I didn’t really design this outfit to be every day wearable.
I didn’t want to. It was Fashion Week and I wanted to push myself creatively. I wanted to spark into a new era, a more concentrated era of considered fashion. I love fashion, but I don’t always show it like I want to. Fashion Week for me is the one weekend of the year where I can really push what I wear normally, and I set a tonality for my outfits for the rest of the year. This one was my sportswear nude palette. I fused the totally different designers, Fenty x Puma with Drop Dead, and pulled in key black notes in the Quay Australia sunglasses, and the Versus Versace bag that was a Fashion Week treat to myself.
This is a symbolic rarety. A free pass to my own creativity. And what better way to relaunch this amazing new blog design, with an outfit I felt represented how much i’ve grown up, how i’ve fine tuned my taste into what I like and grown out of the same old outfits all the time. If you can take just a smidge of ideas for your own outfits from that – win. Going forward, my outfits will still be very much quintessentially ‘me’, but I am trying to push myself to get better at styling. I read a lot about styling, about semantics of fabrics and designers and you know i’ve always been interested in that. Also, it’s totally outlandish and fun and I love that. Who says you can’t wear what you want?
Now is time to bring it to life. Welcome back to Zoe London v3.0, it’s so lovely to have you.

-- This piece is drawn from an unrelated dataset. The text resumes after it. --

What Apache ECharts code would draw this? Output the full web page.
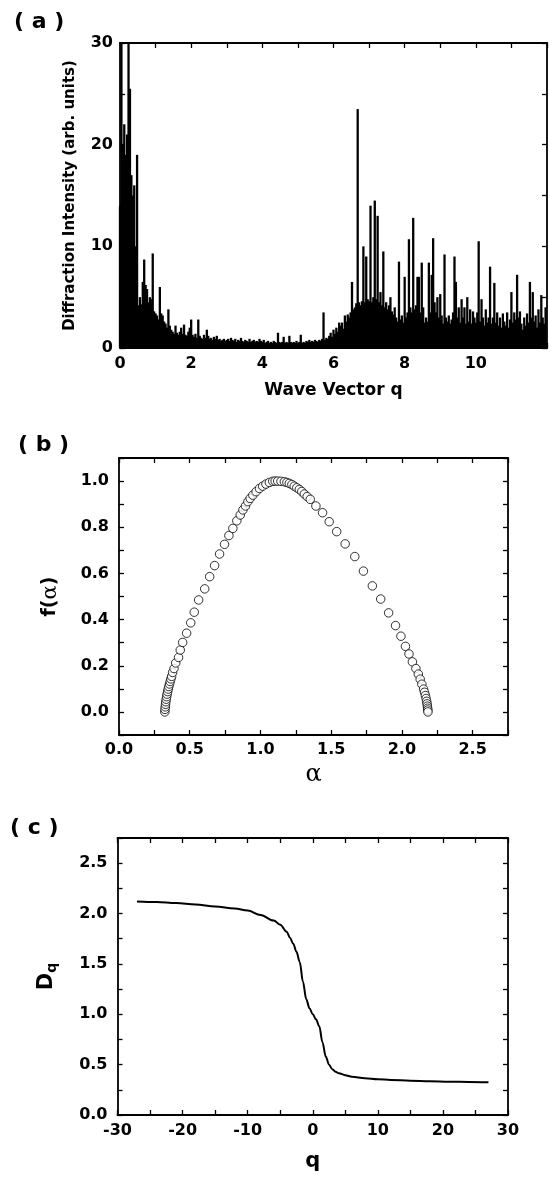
<!DOCTYPE html>
<html><head><meta charset="utf-8">
<script src="https://cdn.jsdelivr.net/npm/echarts@6/dist/echarts.min.js"></script>
<style>html,body{margin:0;padding:0;background:#fff}#c{width:550px;height:1181px}</style>
</head><body><div id="c"></div>
<script>
// ---------- Panel (a): diffraction intensity, sampled every 0.04 in q ----------
const intensityStep = 0.04;
const intensity = [
 14, 31, 20, 22, 19, 21, 31, 25.5, 17, 15, 16, 10, 19, 4.2, 5, 4.3, 6.5, 8.7, 6.2, 5.8, 4.5, 5.0, 4.8, 9.3, 3.6,
 3.4, 3.2, 2.8, 6.0, 3.4, 3.2, 2.6, 2.4, 2.0, 3.8, 2.2, 1.8, 1.6, 1.4, 2.2, 1.5, 1.3, 1.6, 2.0, 1.4, 2.3, 1.3, 1.2, 1.6, 2.0,
 2.8, 1.3, 1.1, 1.4, 1.0, 2.8, 1.2, 1.0, 0.9, 1.3, 1.0, 1.8, 1.2, 0.9, 1.0, 0.8, 1.1, 0.9, 1.2, 0.8, 0.9, 0.7, 0.8, 0.9, 0.7,
 0.8, 0.9, 0.7, 1.0, 0.8, 0.7, 0.9, 0.6, 0.8, 0.7, 1.0, 0.7, 0.6, 0.8, 0.7, 0.6, 0.9, 0.6, 0.7, 0.8, 0.6, 0.7, 0.6, 0.9, 0.7,
 0.6, 0.8, 0.5, 0.6, 0.7, 0.5, 0.6, 0.5, 0.7, 0.6, 0.5, 1.5, 0.6, 0.5, 0.6, 1.1, 0.5, 0.6, 0.5, 1.2, 0.6, 0.5, 0.6, 0.5, 0.7,
 0.5, 0.6, 1.3, 0.5, 0.6, 0.5, 0.7, 0.6, 0.8, 0.6, 0.7, 0.6, 0.8, 0.7, 0.6, 0.8, 0.7, 0.9, 3.5, 0.8, 1.0, 0.9, 1.2, 1.5, 1.1,
 1.8, 1.4, 2.0, 1.6, 2.5, 2.2, 2.5, 1.9, 3.2, 2.6, 3.3, 3.0, 3.5, 6.5, 3.8, 4.0, 4.4, 23.5, 4.5, 4.2, 4.6, 10.0, 4.5, 9.0, 4.8,
 4.6, 14.0, 4.5, 5.0, 14.5, 4.8, 13.0, 4.5, 5.5, 4.2, 9.5, 4.0, 4.5, 3.8, 4.2, 5.0, 3.6, 3.3, 4.0, 3.0, 2.6, 8.5, 2.8, 3.2, 2.5,
 7.0, 3.0, 3.5, 10.7, 4.0, 3.5, 12.8, 3.8, 4.2, 7.0, 7.0, 3.5, 8.4, 4.0, 2.5, 3.0, 2.6, 8.4, 3.5, 7.2, 10.8, 4.5, 3.5, 5.0, 3.0,
 5.3, 3.2, 2.4, 9.2, 3.0, 2.6, 3.2, 2.4, 2.8, 3.5, 9.0, 6.5, 3.0, 4.0, 2.5, 4.8, 3.0, 4.0, 2.4, 5.0, 2.6, 3.8, 2.4, 3.6, 3.0,
 2.5, 3.5, 10.5, 2.6, 4.8, 3.0, 2.2, 3.8, 2.5, 3.0, 8.0, 2.4, 3.0, 6.4, 2.5, 3.5, 2.2, 3.0, 2.0, 3.4, 2.6, 2.2, 3.5, 2.0, 2.8,
 5.5, 2.5, 3.5, 2.8, 7.2, 3.0, 3.6, 2.4, 1.8, 3.0, 2.2, 3.4, 2.5, 6.5, 3.0, 5.5, 2.6, 3.2, 2.0, 3.8, 2.5, 5.2, 3.0, 2.4, 4.0
];
const aXTicks = [0, 2, 4, 6, 8, 10];
const aYTicks = [0, 10, 20, 30];

// ---------- Panel (b): multifractal spectrum f(alpha) ----------
const alpha = [
 0.324, 0.325, 0.327, 0.329, 0.331, 0.334, 0.337, 0.340, 0.344, 0.348,
 0.352, 0.357, 0.362, 0.367, 0.372, 0.379, 0.389, 0.401, 0.421, 0.433,
 0.450, 0.478, 0.507, 0.532, 0.563, 0.606, 0.641, 0.676, 0.711, 0.746,
 0.777, 0.805, 0.833, 0.857, 0.876, 0.894, 0.911, 0.927, 0.946, 0.969,
 0.993, 1.016, 1.039, 1.063, 1.087, 1.104, 1.122, 1.145, 1.169, 1.187,
 1.204, 1.222, 1.239, 1.257, 1.275, 1.292, 1.310, 1.330, 1.352, 1.392,
 1.439, 1.486, 1.539, 1.599, 1.667, 1.728, 1.791, 1.850, 1.906, 1.955,
 1.993, 2.025, 2.050, 2.074, 2.099, 2.116, 2.129, 2.141, 2.153, 2.160,
 2.166, 2.171, 2.175, 2.178, 2.180, 2.182, 2.183, 2.184
];
const fAlpha = [
 0.000, 0.011, 0.022, 0.033, 0.044, 0.055, 0.066, 0.077, 0.088, 0.099,
 0.110, 0.121, 0.132, 0.143, 0.154, 0.171, 0.188, 0.212, 0.236, 0.268,
 0.301, 0.341, 0.386, 0.432, 0.485, 0.533, 0.586, 0.634, 0.684, 0.726,
 0.764, 0.795, 0.828, 0.853, 0.875, 0.892, 0.911, 0.925, 0.939, 0.954,
 0.968, 0.978, 0.987, 0.994, 0.999, 1.000, 1.000, 0.999, 0.997, 0.994,
 0.990, 0.985, 0.978, 0.971, 0.964, 0.955, 0.944, 0.933, 0.921, 0.892,
 0.863, 0.824, 0.781, 0.728, 0.673, 0.610, 0.546, 0.489, 0.429, 0.374,
 0.328, 0.284, 0.251, 0.217, 0.188, 0.164, 0.142, 0.120, 0.099, 0.085,
 0.071, 0.058, 0.046, 0.035, 0.025, 0.016, 0.008, 0.000
];
const bXTicks = [0, 0.5, 1.0, 1.5, 2.0, 2.5];
const bYTicks = [0, 0.2, 0.4, 0.6, 0.8, 1.0];

// ---------- Panel (c): generalized dimension D_q ----------
const qValues = [-27, -24, -21, -18, -15, -12, -10, -8, -6, -5, -4, -3.5, -3, -2.5, -2, -1.5, -1, -0.5, 0, 0.5, 1, 1.5, 2, 2.5, 3, 3.5, 4, 5, 6, 8, 10, 12, 15, 18, 21, 24, 27];
const dq = [2.12, 2.115, 2.105, 2.09, 2.07, 2.05, 2.03, 1.985, 1.93, 1.89, 1.82, 1.76, 1.70, 1.62, 1.52, 1.32, 1.15, 1.06, 1.0, 0.95, 0.88, 0.72, 0.58, 0.50, 0.455, 0.43, 0.415, 0.395, 0.38, 0.365, 0.355, 0.348, 0.34, 0.335, 0.33, 0.328, 0.325];
const cXTicks = [-30, -20, -10, 0, 10, 20, 30];
const cYTicks = [0, 0.5, 1.0, 1.5, 2.0, 2.5];

// ---------- drawing ----------
const FONT = 'DejaVu Sans';
function labelFrom(list, digits) {
  return function (v) {
    for (const t of list) if (Math.abs(t - v) < 1e-6) return digits ? t.toFixed(digits) : String(t);
    return '';
  };
}
function ax(extra) {
  return Object.assign({
    type: 'value',
    axisLine: { show: true, onZero: false, lineStyle: { color: '#000', width: 1.8 } },
    axisTick: { show: true, inside: true, length: 5, lineStyle: { color: '#000', width: 1.3 } },
    splitLine: { show: false },
    axisLabel: { show: false }
  }, extra);
}
function lbl(list, digits, margin) {
  return { show: true, formatter: labelFrom(list, digits), fontSize: 16, fontWeight: 'bold', color: '#000', fontFamily: FONT, margin: margin };
}
const nameStyle = { fontSize: 15, fontWeight: 'bold', color: '#000', fontFamily: FONT };

const chart = echarts.init(document.getElementById('c'), null, { renderer: 'canvas' });
const option = {
  animation: false,
  backgroundColor: '#fff',
  grid: [
    { left: 120, top: 43, width: 428, height: 305 },
    { left: 119, top: 458, width: 389, height: 277 },
    { left: 117.5, top: 838, width: 390.5, height: 277 }
  ],
  xAxis: [
    ax({ gridIndex: 0, min: 0, max: 12, interval: 1, position: 'bottom', axisLabel: lbl(aXTicks, 0, 8),
         name: 'Wave Vector q', nameLocation: 'middle', nameGap: 34, nameTextStyle: Object.assign({}, nameStyle, { fontSize: 17 }) }),
    ax({ gridIndex: 0, min: 0, max: 12, interval: 1, position: 'top' }),
    ax({ gridIndex: 1, min: 0, max: 2.75, interval: 0.25, position: 'bottom', axisLabel: lbl(bXTicks, 1, 7),
         name: 'α', nameLocation: 'middle', nameGap: 28, nameTextStyle: { fontSize: 24, fontFamily: 'DejaVu Serif', color: '#000' } }),
    ax({ gridIndex: 1, min: 0, max: 2.75, interval: 0.25, position: 'top' }),
    ax({ gridIndex: 2, min: -30, max: 30, interval: 5, position: 'bottom', axisLabel: lbl(cXTicks, 0, 8),
         name: 'q', nameLocation: 'middle', nameGap: 36, nameTextStyle: { fontSize: 21, fontWeight: 'bold', fontFamily: FONT, color: '#000' } }),
    ax({ gridIndex: 2, min: -30, max: 30, interval: 5, position: 'top' })
  ],
  yAxis: [
    ax({ gridIndex: 0, min: 0, max: 30, interval: 5, position: 'left', axisLabel: lbl(aYTicks, 0, 7),
         name: 'Diffraction Intensity (arb. units)', nameLocation: 'middle', nameGap: 42, nameTextStyle: nameStyle }),
    ax({ gridIndex: 0, min: 0, max: 30, interval: 5, position: 'right' }),
    ax({ gridIndex: 1, min: -0.1, max: 1.1, interval: 0.1, position: 'left', axisLabel: lbl(bYTicks, 1, 10),
         name: '{a|f(}{b|α}{a|)}', nameLocation: 'middle', nameGap: 58,
         nameTextStyle: { color: '#000', rich: {
           a: { fontSize: 19, fontWeight: 'bold', fontFamily: FONT, color: '#000' },
           b: { fontSize: 21, fontFamily: 'DejaVu Serif', color: '#000' } } } }),
    ax({ gridIndex: 1, min: -0.1, max: 1.1, interval: 0.1, position: 'right' }),
    ax({ gridIndex: 2, min: 0, max: 2.75, interval: 0.25, position: 'left', axisLabel: lbl(cYTicks, 1, 10),
         name: '{d|D}{s|q}', nameLocation: 'middle', nameGap: 58,
         nameTextStyle: { color: '#000', rich: {
           d: { fontSize: 21, fontWeight: 'bold', fontFamily: FONT, color: '#000' },
           s: { fontSize: 14, fontWeight: 'bold', fontFamily: FONT, color: '#000', padding: [11, 0, 0, 0] } } } }),
    ax({ gridIndex: 2, min: 0, max: 2.75, interval: 0.25, position: 'right' })
  ],
  series: [
    {
      type: 'bar', xAxisIndex: 0, yAxisIndex: 0, barWidth: 2.3, clip: true,
      itemStyle: { color: '#000' },
      data: intensity.map((v, i) => [Math.round(i * intensityStep * 100) / 100, v])
    },
    {
      type: 'scatter', xAxisIndex: 2, yAxisIndex: 2, symbol: 'circle', symbolSize: 8.5,
      itemStyle: { color: '#fff', borderColor: '#000', borderWidth: 1 },
      data: alpha.map((a, i) => [a, fAlpha[i]])
    },
    {
      type: 'line', xAxisIndex: 4, yAxisIndex: 4, showSymbol: false, smooth: 0.35, smoothMonotone: 'x',
      lineStyle: { color: '#000', width: 2 },
      data: qValues.map((q, i) => [q, dq[i]])
    }
  ],
  graphic: [
    { type: 'text', left: 14, top: 11, style: { text: '( a )', fontSize: 22, fontWeight: 'bold', fontFamily: FONT, fill: '#000' } },
    { type: 'text', left: 18, top: 434, style: { text: '( b )', fontSize: 22, fontWeight: 'bold', fontFamily: FONT, fill: '#000' } },
    { type: 'text', left: 10, top: 817, style: { text: '( c )', fontSize: 22, fontWeight: 'bold', fontFamily: FONT, fill: '#000' } }
  ]
};
chart.setOption(option);
</script>
</body></html>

Major props go to my amazing web designer Tom Aylott who has put up with me asking over and over to change tiny tiny things and made this beautiful website exactly how I wanted it. I really hope you enjoy reading, and I really would love to know in the comments what you enjoy reading and what you’d like to see on the blog. I write for me, but the enjoyment comes from you. We’re in this together, 100% honesty on everything as always, and hopefully some unique content you can enjoy. You’re the best and I wouldn’t be here without you.